Copy exactly, and only, the lines below from the first through the one containing "295, 304, 535]", both included; pictures are omitted.

- - -

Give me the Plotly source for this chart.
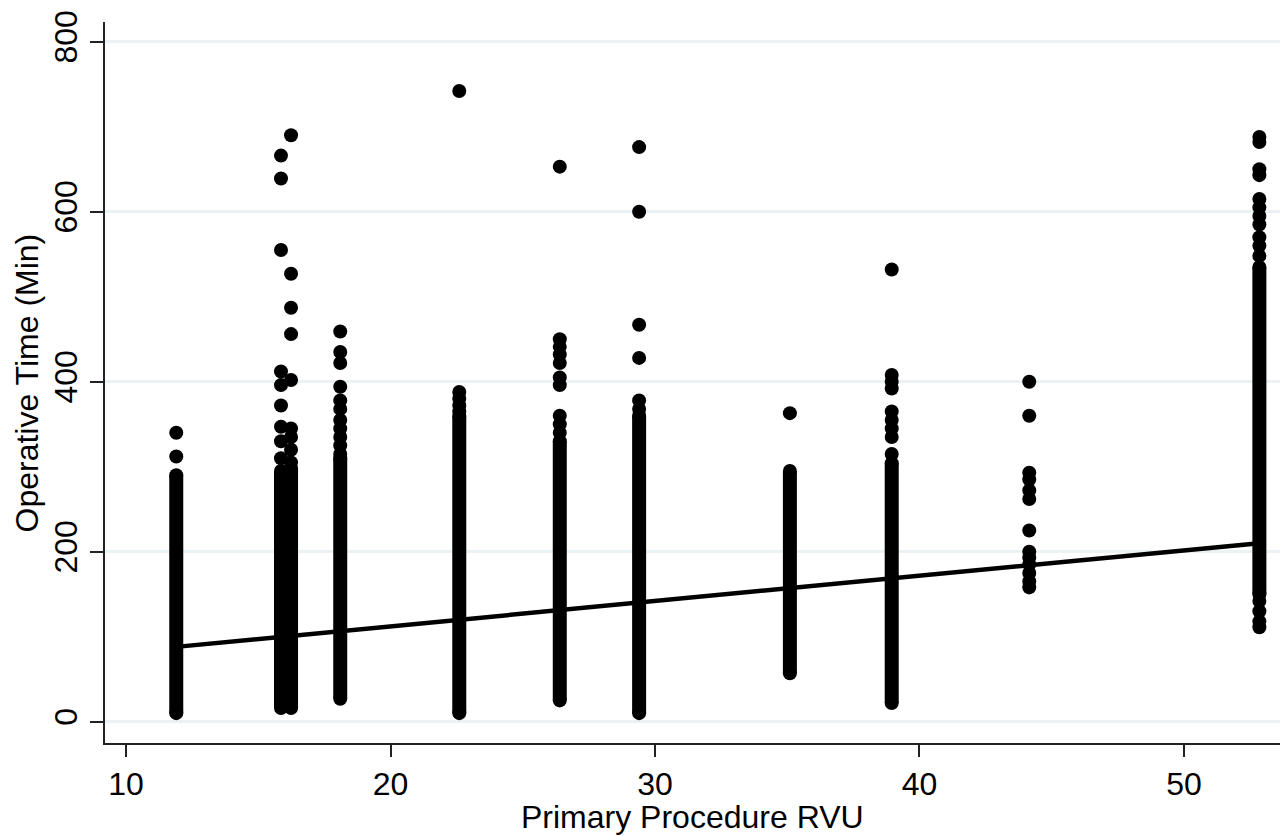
import plotly.graph_objects as go

# ---- data ----
# columns of operative-time values at each primary-procedure RVU
dense_rvu = [11.9, 15.86, 16.05, 16.24, 18.1, 22.6, 26.4, 29.4, 35.1, 38.95, 52.85]
dense_low = [10, 16, 25, 16, 27, 10, 25, 10, 57, 22, 150]
dense_high = [290, 295, 290, 298, 310, 360, 330, 360, 295, 304, 535]

# individual (sparse) observations
out_rvu = (
    [11.9] * 2
    + [15.86] * 9
    + [16.24] * 9
    + [18.1] * 11
    + [22.6] * 5
    + [26.4] * 10
    + [29.4] * 6
    + [35.1] * 1
    + [38.95] * 9
    + [44.15] * 13
    + [52.85] * 15
)
out_time = (
    [340, 312]
    + [666, 639, 555, 412, 396, 372, 347, 330, 310]
    + [690, 527, 487, 456, 402, 345, 335, 320, 305]
    + [459, 435, 422, 394, 378, 368, 355, 345, 335, 325, 315]
    + [742, 388, 380, 372, 365]
    + [653, 450, 441, 432, 422, 405, 396, 360, 350, 340]
    + [676, 600, 467, 428, 378, 368]
    + [363]
    + [532, 408, 400, 392, 365, 355, 345, 335, 315]
    + [400, 360, 293, 285, 272, 262, 225, 200, 193, 185, 175, 165, 158]
    + [688, 682, 650, 643, 615, 605, 595, 585, 570, 560, 548, 142, 130, 118, 111]
)

# linear fit (fitted values at the extreme RVUs)
fit_rvu = [11.9, 52.85]
fit_time = [88, 210]

x_ticks = [10, 20, 30, 40, 50]
y_ticks = [0, 200, 400, 600, 800]
x_title = "Primary Procedure RVU"
y_title = "Operative Time (Min)"

MS = 14
fig = go.Figure()

for xv, lo, hi in zip(dense_rvu, dense_low, dense_high):
    fig.add_trace(go.Scatter(
        x=[xv, xv], y=[lo, hi], mode="lines+markers",
        line=dict(color="black", width=MS),
        marker=dict(color="black", size=MS),
        hoverinfo="skip", showlegend=False,
    ))

fig.add_trace(go.Scatter(
    x=out_rvu, y=out_time, mode="markers",
    marker=dict(color="black", size=MS, line=dict(width=0)),
    showlegend=False,
))

fig.add_trace(go.Scatter(
    x=fit_rvu, y=fit_time, mode="lines",
    line=dict(color="black", width=4.5),
    showlegend=False,
))

font = "Liberation Sans, Arial, sans-serif"
fig.update_layout(
    width=1285, height=836,
    margin=dict(l=105, r=5, t=22, b=93),
    paper_bgcolor="white", plot_bgcolor="white",
    font=dict(family=font, color="black", size=32),
    xaxis=dict(
        range=[9.206, 53.63], tickvals=x_ticks, ticks="outside", ticklen=12,
        tickwidth=2, tickcolor="#222", showline=True, linecolor="#222", linewidth=2,
        showgrid=False, zeroline=False, tickfont=dict(size=32), automargin=False,
    ),
    yaxis=dict(
        range=[-25.1, 823.2], tickvals=y_ticks, ticks="outside", ticklen=13,
        tickwidth=2, tickcolor="#222", showline=True, linecolor="#222", linewidth=2,
        showgrid=True, gridcolor="#eaf2f3", gridwidth=3, zeroline=False,
        tickangle=-90, tickfont=dict(size=32), automargin=False,
    ),
    annotations=[
        dict(text=x_title, xref="paper", yref="paper", x=0.5, y=-0.1026,
             xanchor="center", yanchor="middle", showarrow=False,
             font=dict(size=32)),
        dict(text=y_title, xref="paper", yref="paper", x=-0.0664, y=0.5,
             xanchor="center", yanchor="middle", showarrow=False, textangle=-90,
             font=dict(size=32)),
    ],
)

fig.write_html("out.html", config={"displayModeBar": False},
               post_script="document.body.style.margin='0';")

- - -

■ Expected answer
Give me the Plotly source for this chart.
import plotly.graph_objects as go

# ---- data ----
# columns of operative-time values at each primary-procedure RVU
dense_rvu = [11.9, 15.86, 16.05, 16.24, 18.1, 22.6, 26.4, 29.4, 35.1, 38.95, 52.85]
dense_low = [10, 16, 25, 16, 27, 10, 25, 10, 57, 22, 150]
dense_high = [290, 295, 290, 298, 310, 360, 330, 360, 295, 304, 535]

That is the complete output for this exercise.